▶ Your objective:
Copy exactly the lines from the one containing "Convert this chart to matplotlib code." through the one containing "plt.rcParams['mathtext.default'] = 'regular'", both included, and leave out any pictures.

%%

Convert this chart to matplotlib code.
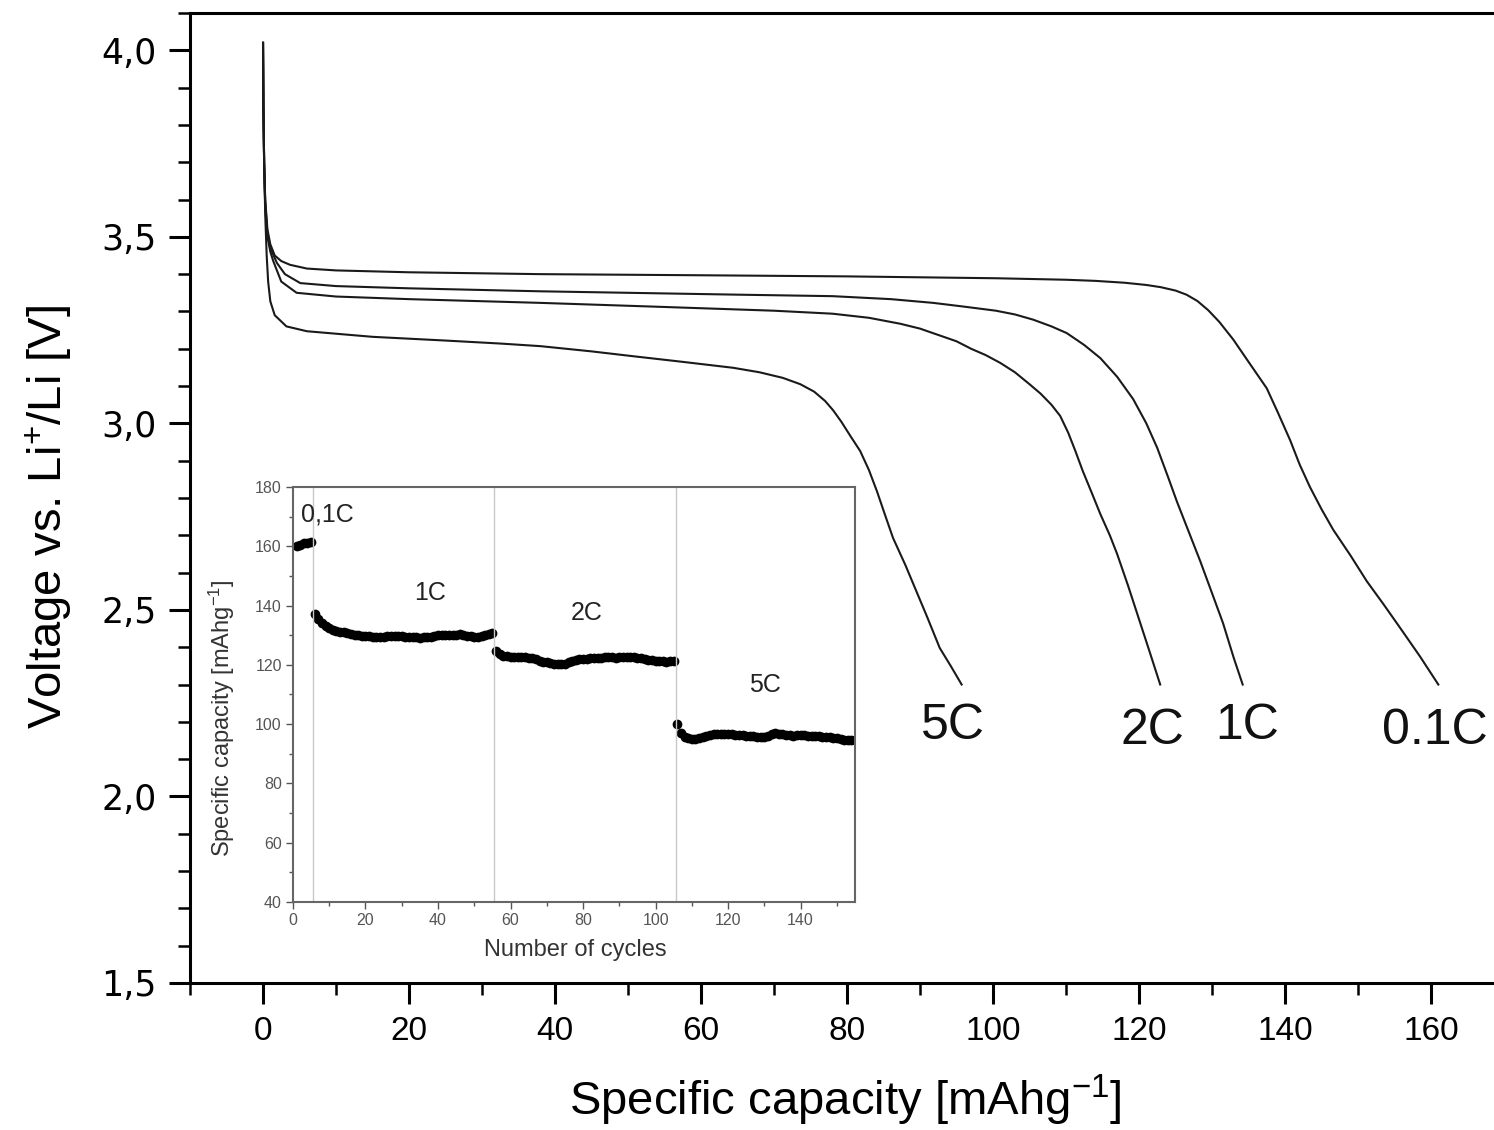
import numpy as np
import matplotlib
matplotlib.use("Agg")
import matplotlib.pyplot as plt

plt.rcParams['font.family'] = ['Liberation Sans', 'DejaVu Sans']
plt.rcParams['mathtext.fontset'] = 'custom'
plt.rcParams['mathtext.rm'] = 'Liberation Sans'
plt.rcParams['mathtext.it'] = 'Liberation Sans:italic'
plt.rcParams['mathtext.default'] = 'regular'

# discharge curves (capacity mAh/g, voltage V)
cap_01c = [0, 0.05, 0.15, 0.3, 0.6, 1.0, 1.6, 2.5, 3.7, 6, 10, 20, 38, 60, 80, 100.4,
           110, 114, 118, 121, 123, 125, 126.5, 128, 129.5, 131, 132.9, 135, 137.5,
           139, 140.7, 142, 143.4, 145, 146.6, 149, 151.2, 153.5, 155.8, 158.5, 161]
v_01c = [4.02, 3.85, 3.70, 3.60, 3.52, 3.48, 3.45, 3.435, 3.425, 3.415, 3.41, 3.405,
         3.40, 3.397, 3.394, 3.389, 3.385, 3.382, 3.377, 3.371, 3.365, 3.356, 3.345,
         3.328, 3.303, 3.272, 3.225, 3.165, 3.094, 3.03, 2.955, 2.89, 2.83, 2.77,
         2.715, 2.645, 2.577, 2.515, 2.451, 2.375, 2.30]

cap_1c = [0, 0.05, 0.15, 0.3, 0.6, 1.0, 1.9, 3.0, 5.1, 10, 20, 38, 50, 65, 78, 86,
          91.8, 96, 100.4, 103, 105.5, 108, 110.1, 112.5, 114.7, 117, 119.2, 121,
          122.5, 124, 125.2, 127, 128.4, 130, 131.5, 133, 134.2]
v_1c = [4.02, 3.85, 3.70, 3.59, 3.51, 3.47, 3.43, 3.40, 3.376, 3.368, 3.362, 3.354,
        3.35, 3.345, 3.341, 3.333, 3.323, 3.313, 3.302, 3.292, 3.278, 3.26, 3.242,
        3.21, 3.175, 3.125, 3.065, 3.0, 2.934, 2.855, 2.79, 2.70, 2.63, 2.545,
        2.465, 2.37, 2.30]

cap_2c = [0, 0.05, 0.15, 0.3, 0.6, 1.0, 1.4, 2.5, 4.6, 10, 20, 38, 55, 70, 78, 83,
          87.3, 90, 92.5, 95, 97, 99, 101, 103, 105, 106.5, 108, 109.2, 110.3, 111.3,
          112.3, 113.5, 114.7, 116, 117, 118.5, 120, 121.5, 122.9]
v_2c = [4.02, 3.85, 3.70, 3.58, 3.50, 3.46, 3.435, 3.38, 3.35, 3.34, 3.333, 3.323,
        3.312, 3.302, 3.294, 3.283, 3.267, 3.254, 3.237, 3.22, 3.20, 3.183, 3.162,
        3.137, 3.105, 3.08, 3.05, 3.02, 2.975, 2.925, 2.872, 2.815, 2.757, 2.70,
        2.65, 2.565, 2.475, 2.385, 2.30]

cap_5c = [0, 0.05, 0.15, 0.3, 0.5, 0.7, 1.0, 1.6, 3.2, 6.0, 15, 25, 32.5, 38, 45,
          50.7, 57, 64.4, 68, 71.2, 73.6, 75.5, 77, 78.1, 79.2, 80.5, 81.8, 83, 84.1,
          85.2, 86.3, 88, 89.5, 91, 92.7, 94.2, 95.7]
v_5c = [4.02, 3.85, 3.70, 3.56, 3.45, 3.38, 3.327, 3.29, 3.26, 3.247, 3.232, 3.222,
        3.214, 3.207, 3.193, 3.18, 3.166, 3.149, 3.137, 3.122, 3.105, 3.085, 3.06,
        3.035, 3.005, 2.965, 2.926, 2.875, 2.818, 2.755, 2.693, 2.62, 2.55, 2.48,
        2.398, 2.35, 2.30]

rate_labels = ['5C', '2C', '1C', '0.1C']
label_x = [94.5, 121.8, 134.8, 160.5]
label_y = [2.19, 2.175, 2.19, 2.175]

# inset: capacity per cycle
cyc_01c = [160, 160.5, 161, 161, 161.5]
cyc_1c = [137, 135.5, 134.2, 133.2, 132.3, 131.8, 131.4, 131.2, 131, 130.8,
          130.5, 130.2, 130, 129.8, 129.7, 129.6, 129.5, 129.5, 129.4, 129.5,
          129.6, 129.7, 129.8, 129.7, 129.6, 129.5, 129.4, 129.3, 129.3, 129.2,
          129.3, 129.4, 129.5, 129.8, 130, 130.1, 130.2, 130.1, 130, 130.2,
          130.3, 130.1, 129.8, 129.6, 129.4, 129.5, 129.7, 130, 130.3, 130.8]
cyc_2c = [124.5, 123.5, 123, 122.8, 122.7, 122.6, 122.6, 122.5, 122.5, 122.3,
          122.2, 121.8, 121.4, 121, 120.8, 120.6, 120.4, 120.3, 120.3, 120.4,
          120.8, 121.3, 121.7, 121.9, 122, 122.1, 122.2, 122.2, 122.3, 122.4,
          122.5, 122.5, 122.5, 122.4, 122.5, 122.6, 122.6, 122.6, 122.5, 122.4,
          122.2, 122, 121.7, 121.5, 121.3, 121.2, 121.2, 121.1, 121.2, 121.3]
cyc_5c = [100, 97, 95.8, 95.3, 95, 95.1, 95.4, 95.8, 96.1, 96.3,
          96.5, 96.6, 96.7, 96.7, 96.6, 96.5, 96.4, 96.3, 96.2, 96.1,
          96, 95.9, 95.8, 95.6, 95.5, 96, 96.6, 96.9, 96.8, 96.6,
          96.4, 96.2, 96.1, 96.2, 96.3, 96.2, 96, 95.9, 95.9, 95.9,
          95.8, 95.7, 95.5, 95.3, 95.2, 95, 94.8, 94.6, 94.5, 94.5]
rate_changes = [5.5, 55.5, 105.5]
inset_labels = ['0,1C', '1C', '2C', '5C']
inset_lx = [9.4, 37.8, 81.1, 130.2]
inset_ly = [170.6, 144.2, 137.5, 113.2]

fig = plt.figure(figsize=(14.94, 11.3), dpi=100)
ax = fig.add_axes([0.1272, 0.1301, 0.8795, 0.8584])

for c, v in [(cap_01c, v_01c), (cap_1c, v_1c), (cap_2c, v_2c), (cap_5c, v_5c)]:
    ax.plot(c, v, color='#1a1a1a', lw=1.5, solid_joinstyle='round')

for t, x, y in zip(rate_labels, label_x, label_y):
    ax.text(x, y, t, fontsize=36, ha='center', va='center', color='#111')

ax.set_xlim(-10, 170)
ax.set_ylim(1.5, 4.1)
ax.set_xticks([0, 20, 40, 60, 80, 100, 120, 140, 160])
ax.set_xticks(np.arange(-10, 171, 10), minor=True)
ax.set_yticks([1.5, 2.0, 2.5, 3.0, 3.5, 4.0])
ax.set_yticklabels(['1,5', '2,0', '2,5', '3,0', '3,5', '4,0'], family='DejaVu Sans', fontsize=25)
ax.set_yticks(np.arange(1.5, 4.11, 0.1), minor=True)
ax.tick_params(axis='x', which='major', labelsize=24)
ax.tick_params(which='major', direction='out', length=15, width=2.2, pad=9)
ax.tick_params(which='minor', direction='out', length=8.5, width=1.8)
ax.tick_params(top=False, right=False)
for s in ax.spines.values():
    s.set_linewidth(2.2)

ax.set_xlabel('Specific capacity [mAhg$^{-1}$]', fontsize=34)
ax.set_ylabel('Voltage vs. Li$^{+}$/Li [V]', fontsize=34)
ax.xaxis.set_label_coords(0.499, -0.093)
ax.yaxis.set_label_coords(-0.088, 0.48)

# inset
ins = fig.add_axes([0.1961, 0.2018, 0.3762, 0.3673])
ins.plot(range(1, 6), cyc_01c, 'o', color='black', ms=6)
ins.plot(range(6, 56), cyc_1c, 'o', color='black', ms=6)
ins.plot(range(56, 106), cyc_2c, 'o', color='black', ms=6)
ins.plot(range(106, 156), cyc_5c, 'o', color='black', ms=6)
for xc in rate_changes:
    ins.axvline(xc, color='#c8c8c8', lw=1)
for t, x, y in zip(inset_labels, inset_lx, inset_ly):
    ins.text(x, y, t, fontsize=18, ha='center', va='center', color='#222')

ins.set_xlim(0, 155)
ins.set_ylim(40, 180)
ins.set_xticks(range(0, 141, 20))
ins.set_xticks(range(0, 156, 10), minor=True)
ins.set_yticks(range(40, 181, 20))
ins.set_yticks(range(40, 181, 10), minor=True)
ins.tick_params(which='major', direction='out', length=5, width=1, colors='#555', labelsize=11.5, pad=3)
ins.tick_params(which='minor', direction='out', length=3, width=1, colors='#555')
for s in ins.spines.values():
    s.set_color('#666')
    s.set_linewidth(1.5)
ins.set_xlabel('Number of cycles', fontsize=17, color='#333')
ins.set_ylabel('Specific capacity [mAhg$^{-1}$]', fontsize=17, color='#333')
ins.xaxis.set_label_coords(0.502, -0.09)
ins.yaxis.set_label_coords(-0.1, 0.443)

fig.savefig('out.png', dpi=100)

%%
%%

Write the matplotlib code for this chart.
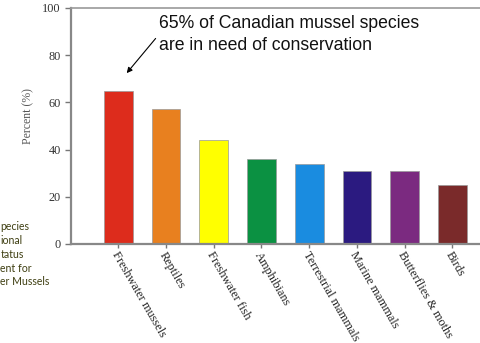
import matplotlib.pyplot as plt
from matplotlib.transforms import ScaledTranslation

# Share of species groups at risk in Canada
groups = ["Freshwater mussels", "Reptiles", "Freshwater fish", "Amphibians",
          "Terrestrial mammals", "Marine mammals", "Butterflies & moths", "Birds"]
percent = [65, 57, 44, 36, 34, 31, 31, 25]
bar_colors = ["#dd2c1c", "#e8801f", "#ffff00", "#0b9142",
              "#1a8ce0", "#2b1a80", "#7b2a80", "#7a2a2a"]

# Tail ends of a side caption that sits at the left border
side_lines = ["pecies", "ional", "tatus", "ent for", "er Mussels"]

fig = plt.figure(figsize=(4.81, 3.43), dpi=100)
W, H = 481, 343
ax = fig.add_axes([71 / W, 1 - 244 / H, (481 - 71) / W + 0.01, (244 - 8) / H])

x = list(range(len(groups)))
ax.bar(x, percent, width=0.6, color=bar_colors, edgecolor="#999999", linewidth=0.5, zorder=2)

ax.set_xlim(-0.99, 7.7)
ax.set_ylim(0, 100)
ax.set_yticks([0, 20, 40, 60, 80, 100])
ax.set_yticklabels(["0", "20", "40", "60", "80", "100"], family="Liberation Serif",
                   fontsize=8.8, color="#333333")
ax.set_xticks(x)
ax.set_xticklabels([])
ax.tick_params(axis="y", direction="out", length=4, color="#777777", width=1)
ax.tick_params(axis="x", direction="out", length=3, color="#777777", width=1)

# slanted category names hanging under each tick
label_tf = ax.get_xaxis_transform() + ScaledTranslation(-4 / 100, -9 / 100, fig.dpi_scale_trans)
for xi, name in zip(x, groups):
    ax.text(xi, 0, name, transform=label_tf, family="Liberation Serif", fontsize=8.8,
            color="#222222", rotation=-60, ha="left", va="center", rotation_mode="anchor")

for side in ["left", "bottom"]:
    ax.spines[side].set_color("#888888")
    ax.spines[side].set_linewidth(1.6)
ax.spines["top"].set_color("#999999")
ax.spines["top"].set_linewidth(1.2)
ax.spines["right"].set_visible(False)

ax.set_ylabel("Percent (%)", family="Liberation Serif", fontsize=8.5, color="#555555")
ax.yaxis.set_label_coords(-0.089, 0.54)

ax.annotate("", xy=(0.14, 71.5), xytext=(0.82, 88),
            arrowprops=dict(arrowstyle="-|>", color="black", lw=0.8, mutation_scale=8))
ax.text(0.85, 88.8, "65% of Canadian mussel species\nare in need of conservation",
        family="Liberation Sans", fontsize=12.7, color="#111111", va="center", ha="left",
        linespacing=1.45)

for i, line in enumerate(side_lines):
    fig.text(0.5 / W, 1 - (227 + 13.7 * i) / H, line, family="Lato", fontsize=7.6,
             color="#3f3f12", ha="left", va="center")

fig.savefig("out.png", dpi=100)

%%
%%

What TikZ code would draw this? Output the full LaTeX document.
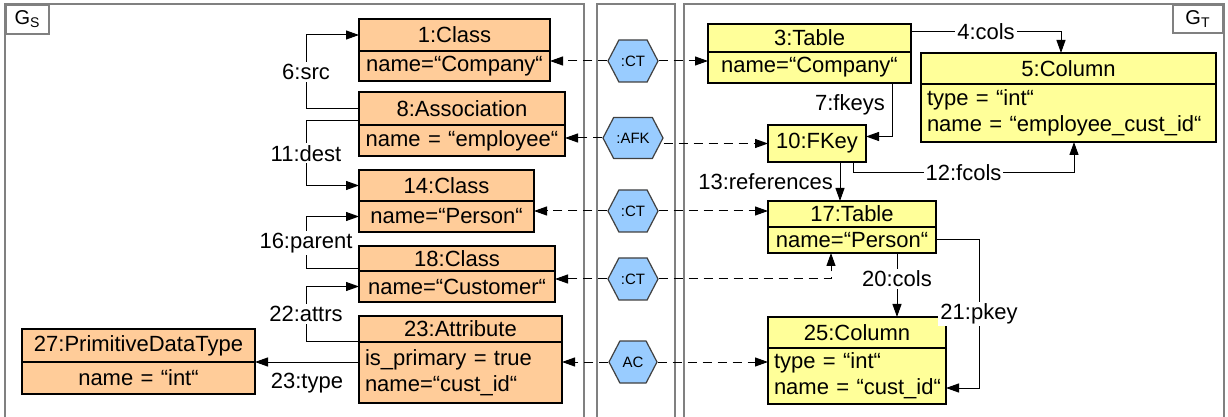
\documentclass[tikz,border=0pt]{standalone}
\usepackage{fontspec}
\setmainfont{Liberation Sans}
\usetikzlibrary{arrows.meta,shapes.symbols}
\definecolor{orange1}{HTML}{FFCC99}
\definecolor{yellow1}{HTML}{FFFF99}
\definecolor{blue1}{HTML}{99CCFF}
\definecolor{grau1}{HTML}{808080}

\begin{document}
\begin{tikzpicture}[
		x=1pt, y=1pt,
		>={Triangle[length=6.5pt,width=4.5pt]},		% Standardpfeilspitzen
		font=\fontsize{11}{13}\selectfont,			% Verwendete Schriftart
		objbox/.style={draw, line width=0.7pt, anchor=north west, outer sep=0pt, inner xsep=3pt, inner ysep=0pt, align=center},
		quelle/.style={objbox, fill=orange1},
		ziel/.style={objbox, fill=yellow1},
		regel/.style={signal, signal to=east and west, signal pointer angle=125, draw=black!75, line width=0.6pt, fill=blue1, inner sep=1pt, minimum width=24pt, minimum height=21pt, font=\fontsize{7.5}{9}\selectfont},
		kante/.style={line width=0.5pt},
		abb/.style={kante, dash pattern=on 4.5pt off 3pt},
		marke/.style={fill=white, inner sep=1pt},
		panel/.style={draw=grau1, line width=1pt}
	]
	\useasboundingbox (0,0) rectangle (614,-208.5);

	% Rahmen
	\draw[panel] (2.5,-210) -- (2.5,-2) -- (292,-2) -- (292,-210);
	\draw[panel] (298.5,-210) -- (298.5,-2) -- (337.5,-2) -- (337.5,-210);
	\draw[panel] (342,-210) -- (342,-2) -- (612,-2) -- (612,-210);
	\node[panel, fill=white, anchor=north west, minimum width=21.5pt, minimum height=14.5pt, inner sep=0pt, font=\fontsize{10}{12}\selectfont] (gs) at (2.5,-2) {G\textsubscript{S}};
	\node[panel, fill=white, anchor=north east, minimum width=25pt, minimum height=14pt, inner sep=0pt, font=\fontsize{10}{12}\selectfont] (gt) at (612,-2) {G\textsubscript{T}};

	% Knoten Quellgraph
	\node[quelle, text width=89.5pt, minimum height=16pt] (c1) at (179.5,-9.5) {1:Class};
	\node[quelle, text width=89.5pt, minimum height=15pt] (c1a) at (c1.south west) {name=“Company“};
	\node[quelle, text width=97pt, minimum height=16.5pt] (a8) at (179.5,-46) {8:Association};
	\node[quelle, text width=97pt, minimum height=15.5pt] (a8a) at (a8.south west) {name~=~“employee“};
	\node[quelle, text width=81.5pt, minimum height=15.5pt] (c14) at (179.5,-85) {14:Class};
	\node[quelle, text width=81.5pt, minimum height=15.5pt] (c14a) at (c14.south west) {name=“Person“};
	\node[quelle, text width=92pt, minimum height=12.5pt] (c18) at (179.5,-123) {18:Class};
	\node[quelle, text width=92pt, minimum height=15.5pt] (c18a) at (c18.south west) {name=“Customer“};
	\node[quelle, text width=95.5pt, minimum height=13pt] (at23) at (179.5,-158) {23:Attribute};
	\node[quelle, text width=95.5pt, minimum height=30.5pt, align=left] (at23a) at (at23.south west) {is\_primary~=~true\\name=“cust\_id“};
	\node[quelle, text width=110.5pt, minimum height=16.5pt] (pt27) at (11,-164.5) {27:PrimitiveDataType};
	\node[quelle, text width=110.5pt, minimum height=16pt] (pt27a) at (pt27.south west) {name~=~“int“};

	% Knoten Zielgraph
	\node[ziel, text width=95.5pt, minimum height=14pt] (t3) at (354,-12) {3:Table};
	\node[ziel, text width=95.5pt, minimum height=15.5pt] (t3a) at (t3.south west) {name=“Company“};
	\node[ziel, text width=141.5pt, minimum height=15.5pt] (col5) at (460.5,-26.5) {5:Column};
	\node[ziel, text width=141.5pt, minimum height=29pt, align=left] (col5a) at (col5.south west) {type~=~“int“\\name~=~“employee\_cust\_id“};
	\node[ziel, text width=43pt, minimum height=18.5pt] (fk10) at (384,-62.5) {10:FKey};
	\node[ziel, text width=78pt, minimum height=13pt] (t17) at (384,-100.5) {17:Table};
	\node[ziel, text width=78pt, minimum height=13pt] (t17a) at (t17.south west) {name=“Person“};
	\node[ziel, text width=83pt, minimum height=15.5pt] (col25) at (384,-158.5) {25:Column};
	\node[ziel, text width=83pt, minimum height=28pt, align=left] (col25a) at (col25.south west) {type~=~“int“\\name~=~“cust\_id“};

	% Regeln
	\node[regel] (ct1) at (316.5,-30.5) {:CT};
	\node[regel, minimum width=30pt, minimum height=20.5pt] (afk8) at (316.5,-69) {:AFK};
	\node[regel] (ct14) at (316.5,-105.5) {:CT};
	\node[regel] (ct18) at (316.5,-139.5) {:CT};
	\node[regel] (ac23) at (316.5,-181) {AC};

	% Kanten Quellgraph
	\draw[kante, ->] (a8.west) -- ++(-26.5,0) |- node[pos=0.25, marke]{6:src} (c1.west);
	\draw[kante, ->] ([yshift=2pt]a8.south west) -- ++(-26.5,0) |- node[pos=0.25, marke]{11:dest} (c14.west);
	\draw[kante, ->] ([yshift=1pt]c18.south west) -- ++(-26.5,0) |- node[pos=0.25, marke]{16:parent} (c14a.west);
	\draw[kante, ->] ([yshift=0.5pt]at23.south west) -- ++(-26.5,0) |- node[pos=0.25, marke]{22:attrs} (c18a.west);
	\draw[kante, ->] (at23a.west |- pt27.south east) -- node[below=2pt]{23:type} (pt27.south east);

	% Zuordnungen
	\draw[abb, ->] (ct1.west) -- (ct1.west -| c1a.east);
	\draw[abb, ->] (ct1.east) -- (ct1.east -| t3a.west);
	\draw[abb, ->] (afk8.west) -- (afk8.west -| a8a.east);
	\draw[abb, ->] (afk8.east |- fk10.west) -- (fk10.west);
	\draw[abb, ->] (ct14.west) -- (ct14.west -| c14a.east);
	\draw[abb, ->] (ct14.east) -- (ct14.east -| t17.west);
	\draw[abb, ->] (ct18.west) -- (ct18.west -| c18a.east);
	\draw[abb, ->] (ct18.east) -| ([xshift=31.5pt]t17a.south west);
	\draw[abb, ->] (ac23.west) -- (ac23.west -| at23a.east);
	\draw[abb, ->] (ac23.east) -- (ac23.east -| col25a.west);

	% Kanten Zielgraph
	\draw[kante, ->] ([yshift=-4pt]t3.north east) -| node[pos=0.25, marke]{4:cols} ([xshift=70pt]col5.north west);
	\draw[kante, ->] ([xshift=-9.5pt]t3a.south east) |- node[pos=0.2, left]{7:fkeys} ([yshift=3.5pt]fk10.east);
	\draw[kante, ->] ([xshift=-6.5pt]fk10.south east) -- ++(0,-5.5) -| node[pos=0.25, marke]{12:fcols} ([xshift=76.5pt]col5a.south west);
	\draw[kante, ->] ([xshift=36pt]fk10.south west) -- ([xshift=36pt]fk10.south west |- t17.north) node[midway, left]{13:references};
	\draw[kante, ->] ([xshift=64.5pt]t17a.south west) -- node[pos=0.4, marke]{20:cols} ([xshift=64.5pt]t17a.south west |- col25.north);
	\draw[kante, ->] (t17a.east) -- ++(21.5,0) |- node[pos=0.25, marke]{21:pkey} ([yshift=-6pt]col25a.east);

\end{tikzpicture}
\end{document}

%%

▶ Task response:
Convert this chart to matplotlib code.
import numpy as np
import matplotlib
matplotlib.use("Agg")
import matplotlib.pyplot as plt

plt.rcParams['font.family'] = ['Liberation Sans', 'DejaVu Sans']
plt.rcParams['mathtext.fontset'] = 'custom'
plt.rcParams['mathtext.rm'] = 'Liberation Sans'
plt.rcParams['mathtext.it'] = 'Liberation Sans:italic'
plt.rcParams['mathtext.default'] = 'regular'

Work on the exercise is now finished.